All of Montgomery’s boxes are monitored via CCTV. Havey acknowledges she hasn’t yet been able to review surveillance footage and doesn’t have evidence anything inappropriate happened.

The episode is characteristic of recent election law furors in Pennsylvania. As in the 2020 election, lags in ballot-counts contributed to mass speculation about fraud for which there was no evidence. Last year, it culminated in powerful GOP lawmakers signing letters urging Congress not to certify the results of the election — an action that has colored election-related talks since.

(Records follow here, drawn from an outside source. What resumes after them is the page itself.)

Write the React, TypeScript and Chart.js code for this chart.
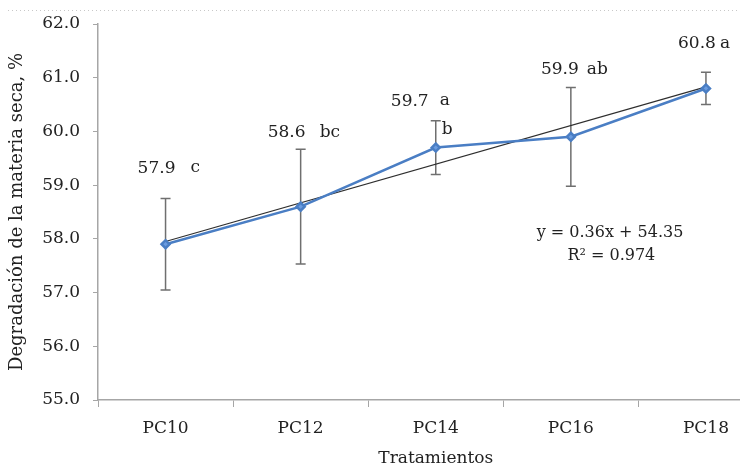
import React, { useEffect, useRef } from "react";
import { Chart, registerables } from "chart.js";

Chart.register(...registerables);

const categories = ["PC10", "PC12", "PC14", "PC16", "PC18"];
const means = [57.9, 58.6, 59.7, 59.9, 60.8];
const errors = [0.85, 1.07, 0.5, 0.92, 0.3];
const letterGroups = [["c"], ["bc"], ["a", "b"], ["ab"], ["a"]];
const trendValues = [57.95, null, null, null, 60.83];
const yMin = 55;
const yMax = 62;
const equationText = "y = 0.36x + 54.35";
const r2Text = "R\u00b2 = 0.974";
const yTitle = "Degradación de la materia seca, %";
const xTitle = "Tratamientos";

// styling offsets (pixels) for the value/letter annotations
const numOffsets = [
  { dx: -9, dy: 76 },
  { dx: -14, dy: 74 },
  { dx: -26, dy: 46 },
  { dx: -11, dy: 67 },
  { dx: -9, dy: 45 },
];
const letterOffsets = [
  [{ dx: 25, dy: 77 }],
  [{ dx: 19, dy: 74 }],
  [{ dx: 4, dy: 47 }, { dx: 6, dy: 18 }],
  [{ dx: 16, dy: 67 }],
  [{ dx: 14, dy: 45 }],
];

const FONT = "'DejaVu Serif', serif";
const TEXT = "#222222";
const AXIS = "#a6a6a6";

const decorPlugin = {
  id: "decor",
  beforeDatasetsDraw(chart: any) {
    const ctx = chart.ctx;
    const xs = chart.scales.x;
    const ys = chart.scales.y;
    ctx.save();
    ctx.strokeStyle = "#6f6f6f";
    ctx.lineWidth = 1.5;
    means.forEach((m, i) => {
      const x = xs.getPixelForValue(i);
      const yt = ys.getPixelForValue(m + errors[i]);
      const yb = ys.getPixelForValue(m - errors[i]);
      ctx.beginPath();
      ctx.moveTo(x, yt);
      ctx.lineTo(x, yb);
      ctx.moveTo(x - 5, yt);
      ctx.lineTo(x + 5, yt);
      ctx.moveTo(x - 5, yb);
      ctx.lineTo(x + 5, yb);
      ctx.stroke();
    });
    ctx.restore();
  },
  afterDraw(chart: any) {
    const ctx = chart.ctx;
    const xs = chart.scales.x;
    const ys = chart.scales.y;
    ctx.save();
    // dotted frame line at top
    ctx.strokeStyle = "#c8c8c8";
    ctx.lineWidth = 1;
    ctx.setLineDash([1, 3]);
    ctx.beginPath();
    ctx.moveTo(8, 10.5);
    ctx.lineTo(chart.width, 10.5);
    ctx.stroke();
    ctx.setLineDash([]);

    ctx.fillStyle = TEXT;
    ctx.font = `17px ${FONT}`;
    ctx.textBaseline = "middle";
    means.forEach((m, i) => {
      const x = xs.getPixelForValue(i);
      const y = ys.getPixelForValue(m);
      ctx.textAlign = "center";
      ctx.fillText(m.toFixed(1), x + numOffsets[i].dx, y - numOffsets[i].dy);
      ctx.textAlign = "left";
      letterGroups[i].forEach((l, j) => {
        const o = letterOffsets[i][j];
        ctx.fillText(l, x + o.dx, y - o.dy);
      });
    });
    ctx.textAlign = "center";
    ctx.font = `16px ${FONT}`;
    ctx.fillText(equationText, xs.getPixelForValue(3.29), ys.getPixelForValue(58.12));
    ctx.fillText(r2Text, xs.getPixelForValue(3.3), ys.getPixelForValue(57.69));
    ctx.restore();
  },
};

export default function App() {
  const canvasRef = useRef<HTMLCanvasElement | null>(null);

  useEffect(() => {
    const canvas = canvasRef.current;
    if (!canvas) return;
    const chart = new Chart(canvas, {
      type: "line",
      data: {
        labels: categories,
        datasets: [
          {
            label: "Tendencia",
            data: trendValues,
            borderColor: "#2e2e2e",
            borderWidth: 1.2,
            pointRadius: 0,
            spanGaps: true,
            fill: false,
            order: 2,
          },
          {
            label: "Degradación",
            data: means,
            borderColor: "#4a7ec4",
            backgroundColor: "#5b8fd6",
            borderWidth: 2.5,
            pointStyle: "rectRot",
            pointRadius: 4,
            pointBorderColor: "#4a7ec4",
            pointBackgroundColor: "#6b9ce0",
            fill: false,
            tension: 0,
            order: 1,
          },
        ],
      },
      options: {
        animation: false,
        responsive: false,
        devicePixelRatio: 1,
        layout: { padding: { top: 24, right: 2, bottom: 0, left: 0 } },
        plugins: {
          legend: { display: false },
          tooltip: { enabled: false },
        },
        scales: {
          x: {
            type: "category",
            offset: true,
            grid: {
              display: true,
              drawOnChartArea: false,
              drawTicks: true,
              tickLength: 7,
              offset: true,
              color: AXIS,
              lineWidth: 1,
            },
            border: { display: true, color: AXIS, width: 1.5 },
            ticks: {
              color: TEXT,
              font: { family: FONT, size: 17 },
              padding: 11,
            },
            title: {
              display: true,
              text: xTitle,
              color: TEXT,
              font: { family: FONT, size: 17 },
              padding: { top: 0, bottom: 0 },
            },
            afterFit(scale: any) {
              scale.height = 69;
            },
          },
          y: {
            type: "linear",
            min: yMin,
            max: yMax,
            grid: {
              display: true,
              drawOnChartArea: false,
              drawTicks: true,
              tickLength: 5,
              color: AXIS,
              lineWidth: 1,
            },
            border: { display: true, color: AXIS, width: 1.5 },
            ticks: {
              stepSize: 1,
              color: TEXT,
              font: { family: FONT, size: 17 },
              padding: 13,
              callback: (v: any) => Number(v).toFixed(1),
            },
            title: {
              display: true,
              text: yTitle,
              color: TEXT,
              font: { family: FONT, size: 18 },
              padding: { top: 7, bottom: 0 },
            },
            afterFit(scale: any) {
              scale.width = 98;
            },
          },
        },
      },
      plugins: [decorPlugin],
    });
    return () => chart.destroy();
  }, []);

  return (
    <div
      style={{
        position: "absolute",
        left: 0,
        top: 0,
        width: 740,
        height: 469,
        overflow: "hidden",
        background: "#ffffff",
      }}
    >
      <canvas
        ref={canvasRef}
        width={780}
        height={469}
        style={{ width: 780, height: 469, display: "block" }}
      />
    </div>
  );
}
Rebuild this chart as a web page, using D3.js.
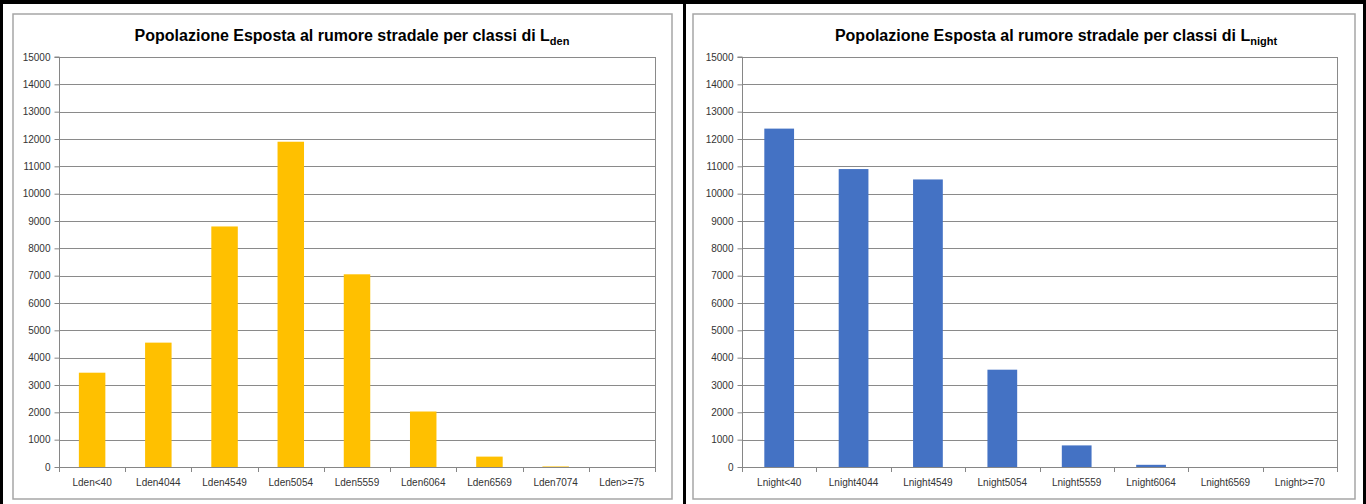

Election officials at the county and state levels are all in longstanding agreement over the best way to solve this recurring issue: they want counties to have more time to tabulate ballots. Under current state law, they aren’t permitted to begin processing mail ballots until 7 a.m. on Election Day.

“Not only the Department of State, but every county and the County Commissioners Association of Pennsylvania have asked legislators for a longer pre-canvass period,” said Wanda Murren, a spokeswoman for the DOS. “We continue to advocate for that.”

The GOP-controlled legislature already attempted to pass a sweeping election overhaul that would have given more time for pre-canvassing, but Republicans and Democrats differ over drop box rules, and whether the state should require voter ID.

Gov. Tom Wolf vetoed the bill, though negotiations on a new version recently restarted.